Кожа нежная изъедена кислотой, и на лице моём нету чистого места.
В глазах детство разбилось в дребезги, не склеилось больше, что-то чёрное вместо.
На лопатках те шрамы кровавые, гнойные, — то крылья мои вырваны, сброшены.
Пыль осколков стеклянных с кровью по венам, по жилам. Ноги до мозолей изношены.
Виновная я, на суде на коленях, и приговор лишь один — на шею в колодки.
Сон кошмарный, что наяву сбылся, и слёзы не выплакала, — застыли они в глотке.
Это был хрип мой последний, предсмертный, погибла. И вороны кружат, волосы дёргая.
Душа ночи чернее, только дотронься ладонью — испачкаешь в саже, и кровь чёрная.
На душе тошнота, молью поедена, плевать остальным, — трагедия лишь для одной.
Махнуть снотворного разом бы да уснуть на подушке, но жизнь крепко держала рукой.

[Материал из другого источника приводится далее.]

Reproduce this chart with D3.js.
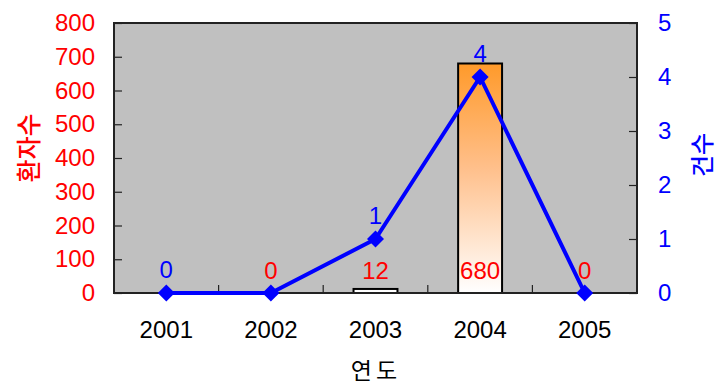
<!DOCTYPE html>
<html>
<head>
<meta charset="utf-8">
<script src="https://cdn.jsdelivr.net/npm/d3@7"></script>
<style>
  body { margin: 0; background: #fff; }
  svg { display: block; }
</style>
</head>
<body>
<svg id="chart" width="720" height="387"></svg>
<script>
const years = ["2001", "2002", "2003", "2004", "2005"];
const patients = [0, 0, 12, 680, 0];      // 환자수 (bars, left axis)
const cases = [0, 0, 1, 4, 0];            // 건수 (line, right axis)
const leftTicks = [0, 100, 200, 300, 400, 500, 600, 700, 800];
const rightTicks = [0, 1, 2, 3, 4, 5];
const barLabelShown = [false, true, true, true, true];
const lineLabelShown = [true, false, true, true, false];

const svg = d3.select("#chart");
const L = 114, R = 637, T = 23, B = 293;
const numFont = "'Liberation Sans', Arial, sans-serif";
const krFont = "'Noto Sans CJK KR', 'Noto Sans', sans-serif";
const FS = 24;

const x = d3.scaleBand().domain(years).range([L, R]).padding(0);
const yL = d3.scaleLinear().domain([0, 800]).range([B, T]);
const yR = d3.scaleLinear().domain([0, 5]).range([B, T]);

// gradient
const defs = svg.append("defs");
const grad = defs.append("linearGradient").attr("id", "barGrad")
  .attr("x1", 0).attr("y1", 0).attr("x2", 0).attr("y2", 1);
grad.append("stop").attr("offset", "0%").attr("stop-color", "#FF9A2A");
grad.append("stop").attr("offset", "45%").attr("stop-color", "#FFBF8A");
grad.append("stop").attr("offset", "100%").attr("stop-color", "#FFFFFF");

// plot background
svg.append("rect").attr("x", L).attr("y", T).attr("width", R - L).attr("height", B - T)
  .attr("fill", "#C0C0C0");

// bars
const bw = x.bandwidth() * 0.42;
svg.append("g").selectAll("rect").data(years).join("rect")
  .attr("x", (d) => x(d) + (x.bandwidth() - bw) / 2)
  .attr("y", (d, i) => yL(patients[i]))
  .attr("width", bw)
  .attr("height", (d, i) => B - yL(patients[i]))
  .attr("fill", (d, i) => patients[i] > 100 ? "url(#barGrad)" : "#FFFFFF")
  .attr("stroke", "#000")
  .attr("stroke-width", 2)
  .style("display", (d, i) => patients[i] > 0 ? null : "none");

// axes (ticks inside)
const axL = svg.append("g").attr("transform", `translate(${L},0)`)
  .call(d3.axisLeft(yL).tickValues(leftTicks).tickSize(-8).tickPadding(19));
const axR = svg.append("g").attr("transform", `translate(${R},0)`)
  .call(d3.axisRight(yR).tickValues(rightTicks).tickFormat(d3.format("d")).tickSize(-8).tickPadding(21));
const axB = svg.append("g").attr("transform", `translate(0,${B})`)
  .call(d3.axisBottom(x).tickSize(0).tickPadding(28));

[axL, axR, axB].forEach(g => {
  g.select(".domain").remove();
  g.selectAll("text").attr("font-family", numFont).attr("font-size", FS);
  g.selectAll("line").attr("stroke", "#222").attr("stroke-width", 1.2);
});
axL.selectAll("text").attr("fill", "#FF0000");
axR.selectAll("text").attr("fill", "#0000FF");
axB.selectAll("text").attr("fill", "#000");

// category boundary ticks (inside, upward)
const bounds = years.slice(1).map(d => x(d));
svg.append("g").selectAll("line").data(bounds).join("line")
  .attr("x1", d => d).attr("x2", d => d)
  .attr("y1", B).attr("y2", B - 8)
  .attr("stroke", "#222").attr("stroke-width", 1.2);

// border
svg.append("rect").attr("x", L).attr("y", T).attr("width", R - L).attr("height", B - T)
  .attr("fill", "none").attr("stroke", "#222").attr("stroke-width", 2);

// line
const cx = (d) => x(d) + x.bandwidth() / 2;
const line = d3.line().x((d, i) => cx(years[i])).y(d => yR(d));
svg.append("path").datum(cases).attr("d", line)
  .attr("fill", "none").attr("stroke", "#0000FF").attr("stroke-width", 4)
  .attr("stroke-linejoin", "round");
svg.append("g").selectAll("path").data(cases).join("path")
  .attr("d", d3.symbol().type(d3.symbolDiamond2).size(185))
  .attr("transform", (d, i) => `translate(${cx(years[i])},${yR(d)})`)
  .attr("fill", "#0000FF");

// bar value labels
svg.append("g").selectAll("text").data(patients).join("text")
  .attr("x", (d, i) => cx(years[i]))
  .attr("y", B - 14)
  .attr("text-anchor", "middle")
  .attr("font-family", numFont).attr("font-size", FS)
  .attr("fill", "#FF0000")
  .style("display", (d, i) => barLabelShown[i] ? null : "none")
  .text(d => d);

// line value labels
svg.append("g").selectAll("text").data(cases).join("text")
  .attr("x", (d, i) => cx(years[i]))
  .attr("y", d => yR(d) - 15)
  .attr("text-anchor", "middle")
  .attr("font-family", numFont).attr("font-size", FS)
  .attr("fill", "#0000FF")
  .style("display", (d, i) => lineLabelShown[i] ? null : "none")
  .text(d => d);

// axis titles
svg.append("text").attr("transform", "translate(38,148) rotate(-90)")
  .attr("text-anchor", "middle").attr("font-family", krFont).attr("font-size", 25)
  .attr("font-weight", 500).attr("fill", "#FF0000").text("환자수");
svg.append("text").attr("transform", "translate(711,155) rotate(-90)")
  .attr("text-anchor", "middle").attr("font-family", krFont).attr("font-size", 24)
  .attr("font-weight", 500).attr("fill", "#0000FF").text("건수");
svg.append("text").attr("x", 376).attr("y", 379)
  .attr("text-anchor", "middle").attr("font-family", krFont).attr("font-size", 23)
  .attr("letter-spacing", 4).attr("fill", "#000").text("연도");
</script>
</body>
</html>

В омут с илом да с головою, лишь бы не знать, лишь позабыть мне этот сон на века.
Депрессия томная на листе медицинском да таблетки в пригоршнях, — мёртвых река.
___
И смысла давно здесь в этой жизни не было, как тех же и причин; мне осталось лишь тризну сложить да стол накрыть на чей-то помин.
Душа моя чёрная, еле живая; слёз нет больше из глаз. Зачем же больную такую успокаивать тысячей фраз?
Я сильная — сломалась, порвалась, а ты оставил умирать.
Не было бы больно, быть может, но перестань же мною играть.